Given information:
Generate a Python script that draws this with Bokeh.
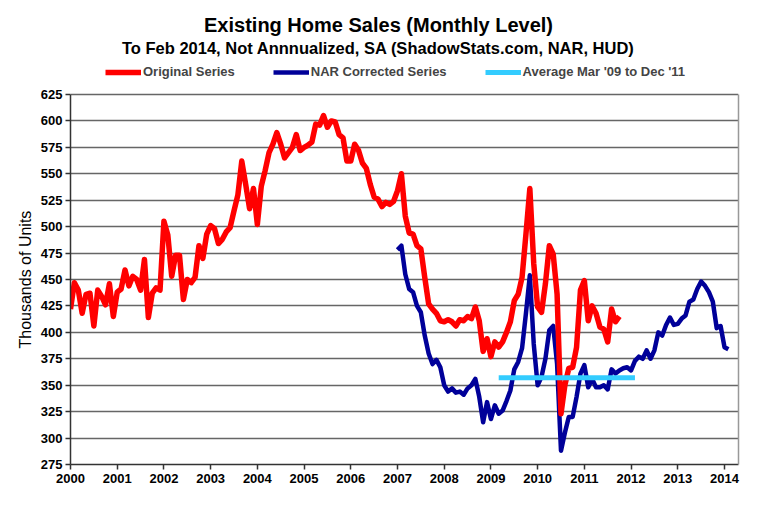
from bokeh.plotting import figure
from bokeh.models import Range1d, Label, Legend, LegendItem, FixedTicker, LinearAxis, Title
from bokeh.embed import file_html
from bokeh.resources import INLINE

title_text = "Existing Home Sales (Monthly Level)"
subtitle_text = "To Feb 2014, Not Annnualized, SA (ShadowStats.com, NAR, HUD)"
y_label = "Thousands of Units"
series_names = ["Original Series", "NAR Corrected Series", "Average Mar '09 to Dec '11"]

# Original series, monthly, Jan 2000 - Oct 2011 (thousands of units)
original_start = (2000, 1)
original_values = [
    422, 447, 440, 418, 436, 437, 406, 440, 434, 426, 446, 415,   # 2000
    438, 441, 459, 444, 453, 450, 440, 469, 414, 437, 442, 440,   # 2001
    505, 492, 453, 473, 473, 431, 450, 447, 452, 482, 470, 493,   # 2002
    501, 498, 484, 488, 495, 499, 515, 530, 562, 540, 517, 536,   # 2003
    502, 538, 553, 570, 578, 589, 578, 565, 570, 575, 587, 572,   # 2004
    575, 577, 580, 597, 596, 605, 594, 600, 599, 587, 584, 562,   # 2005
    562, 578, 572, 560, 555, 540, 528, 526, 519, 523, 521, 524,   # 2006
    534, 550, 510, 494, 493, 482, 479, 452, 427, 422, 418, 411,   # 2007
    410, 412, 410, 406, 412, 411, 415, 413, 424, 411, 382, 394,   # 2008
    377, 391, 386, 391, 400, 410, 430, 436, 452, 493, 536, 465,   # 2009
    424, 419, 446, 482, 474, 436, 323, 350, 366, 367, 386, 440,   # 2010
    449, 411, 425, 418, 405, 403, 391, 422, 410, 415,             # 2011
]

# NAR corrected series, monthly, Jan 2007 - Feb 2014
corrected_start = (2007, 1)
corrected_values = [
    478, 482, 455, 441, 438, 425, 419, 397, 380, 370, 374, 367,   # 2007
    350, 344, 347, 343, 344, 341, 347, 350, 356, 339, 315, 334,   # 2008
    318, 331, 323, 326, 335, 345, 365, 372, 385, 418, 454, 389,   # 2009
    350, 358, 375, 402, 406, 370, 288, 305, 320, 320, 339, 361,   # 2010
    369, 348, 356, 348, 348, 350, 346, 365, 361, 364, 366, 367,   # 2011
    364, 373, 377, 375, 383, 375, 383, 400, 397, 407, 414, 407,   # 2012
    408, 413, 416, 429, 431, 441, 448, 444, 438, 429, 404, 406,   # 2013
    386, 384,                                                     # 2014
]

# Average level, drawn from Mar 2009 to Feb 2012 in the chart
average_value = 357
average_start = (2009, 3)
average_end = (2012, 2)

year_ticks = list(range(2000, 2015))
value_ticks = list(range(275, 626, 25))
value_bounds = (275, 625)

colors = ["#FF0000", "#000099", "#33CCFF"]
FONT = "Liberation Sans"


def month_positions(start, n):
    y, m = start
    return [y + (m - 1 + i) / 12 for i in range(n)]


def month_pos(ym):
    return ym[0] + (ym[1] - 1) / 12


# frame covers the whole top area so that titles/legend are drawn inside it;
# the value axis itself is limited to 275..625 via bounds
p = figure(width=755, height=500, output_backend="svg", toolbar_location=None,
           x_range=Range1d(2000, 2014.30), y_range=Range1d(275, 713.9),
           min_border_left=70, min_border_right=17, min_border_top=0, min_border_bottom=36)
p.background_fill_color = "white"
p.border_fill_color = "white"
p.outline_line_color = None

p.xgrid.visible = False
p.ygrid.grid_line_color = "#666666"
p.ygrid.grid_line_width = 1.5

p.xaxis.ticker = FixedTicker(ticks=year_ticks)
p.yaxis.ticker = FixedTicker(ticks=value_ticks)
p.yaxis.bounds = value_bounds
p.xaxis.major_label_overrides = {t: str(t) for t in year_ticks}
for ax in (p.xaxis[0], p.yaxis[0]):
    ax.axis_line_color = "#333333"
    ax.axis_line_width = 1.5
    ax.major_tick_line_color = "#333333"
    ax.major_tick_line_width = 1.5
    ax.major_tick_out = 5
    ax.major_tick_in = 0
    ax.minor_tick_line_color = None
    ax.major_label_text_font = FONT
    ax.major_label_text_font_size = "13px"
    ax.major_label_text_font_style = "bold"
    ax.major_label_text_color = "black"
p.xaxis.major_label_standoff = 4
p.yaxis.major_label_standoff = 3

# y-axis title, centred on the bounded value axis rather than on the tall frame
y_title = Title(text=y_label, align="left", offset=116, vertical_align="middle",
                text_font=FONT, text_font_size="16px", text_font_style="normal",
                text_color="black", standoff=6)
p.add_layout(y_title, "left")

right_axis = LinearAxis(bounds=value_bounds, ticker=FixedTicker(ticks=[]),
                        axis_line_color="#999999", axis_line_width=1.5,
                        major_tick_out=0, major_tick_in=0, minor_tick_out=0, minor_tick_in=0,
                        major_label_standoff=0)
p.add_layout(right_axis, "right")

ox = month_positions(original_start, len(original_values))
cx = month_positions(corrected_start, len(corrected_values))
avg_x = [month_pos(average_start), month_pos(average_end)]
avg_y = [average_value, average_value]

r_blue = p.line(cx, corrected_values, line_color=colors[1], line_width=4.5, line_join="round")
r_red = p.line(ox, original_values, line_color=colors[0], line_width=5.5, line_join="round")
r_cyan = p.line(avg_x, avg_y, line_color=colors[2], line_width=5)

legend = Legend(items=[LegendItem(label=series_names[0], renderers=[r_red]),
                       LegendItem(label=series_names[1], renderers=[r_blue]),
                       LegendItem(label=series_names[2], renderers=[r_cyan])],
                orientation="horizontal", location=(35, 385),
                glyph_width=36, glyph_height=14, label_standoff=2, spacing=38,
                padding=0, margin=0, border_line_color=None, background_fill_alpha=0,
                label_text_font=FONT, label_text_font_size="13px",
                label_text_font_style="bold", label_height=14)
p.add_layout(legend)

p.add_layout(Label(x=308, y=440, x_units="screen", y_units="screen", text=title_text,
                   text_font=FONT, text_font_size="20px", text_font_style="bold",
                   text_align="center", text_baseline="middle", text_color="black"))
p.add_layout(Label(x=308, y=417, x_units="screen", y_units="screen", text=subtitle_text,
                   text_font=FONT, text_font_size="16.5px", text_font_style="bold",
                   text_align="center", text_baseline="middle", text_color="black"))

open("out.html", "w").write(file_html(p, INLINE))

Written request:
With all pictures left out, please transcribe exactly the lines from the start of the material through the line with "from bokeh.resources import INLINE".

Result of this task:
Generate a Python script that draws this with Bokeh.
from bokeh.plotting import figure
from bokeh.models import Range1d, Label, Legend, LegendItem, FixedTicker, LinearAxis, Title
from bokeh.embed import file_html
from bokeh.resources import INLINE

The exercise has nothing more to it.